The velocity of a car is f(t)=7t meters/second. Use a graph of f(t) to find the exact distance traveled by the car, in meters, from t = 0 to t = 10 seconds
draw the curve. THe area under the curve from t=0 to t=7 is distance (velocity*time=distance).
It should be a triangle, and you can figure the area of that.
The easier way is to use integral calculus:
distance= INT (f(t))dt=INT 7t*dt from 0 to 7 = 7/2 49
check that with your graph.
Does it mean, 0.5*10*70=350 m?
To find the exact distance traveled by the car, we need to integrate the velocity function over the given time interval.
The velocity function is given as f(t) = 7t meters/second.
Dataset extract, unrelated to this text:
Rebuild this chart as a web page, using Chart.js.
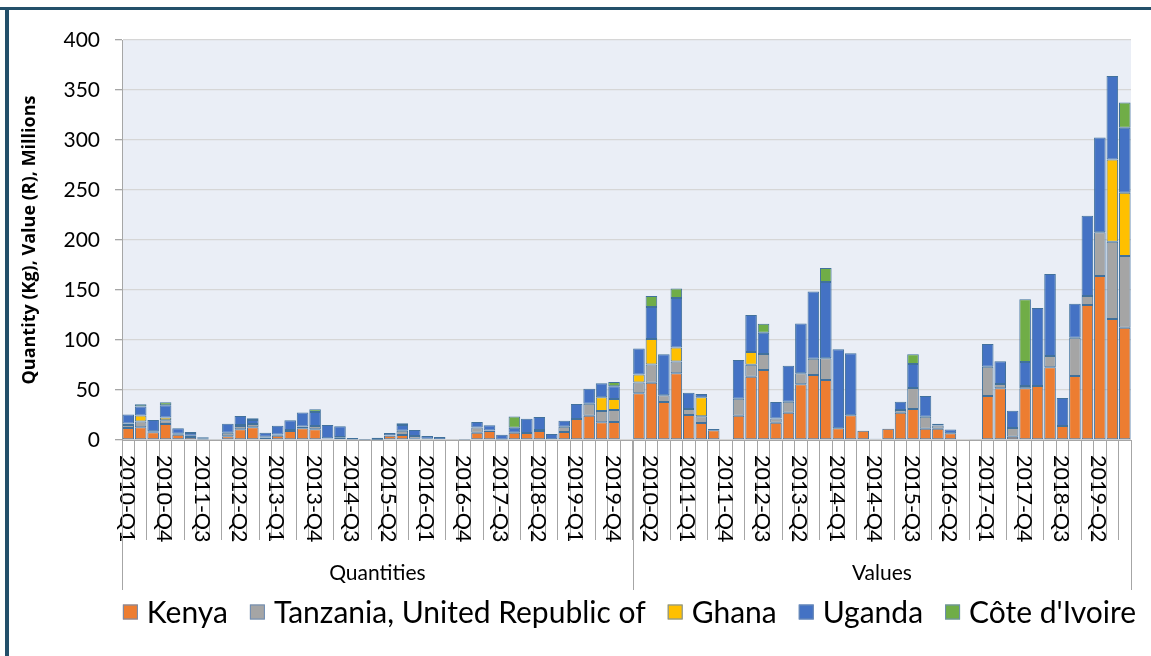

To integrate f(t) with respect to t, we use the integral calculus notation:
∫ f(t) dt.
In this case, we integrate f(t) = 7t with respect to t from t = 0 to t = 10 seconds:
∫[0 to 10] 7t dt.
Evaluating this integral gives us the distance traveled by the car:
∫[0 to 10] 7t dt = 3.5t^2 |[0 to 10].
Evaluating this expression with the limits of integration, we get:
= 3.5(10)^2 - 3.5(0)^2
= 3.5(100) - 3.5(0)
= 350 - 0
= 350 meters.
Therefore, the exact distance traveled by the car from t = 0 to t = 10 seconds is 350 meters.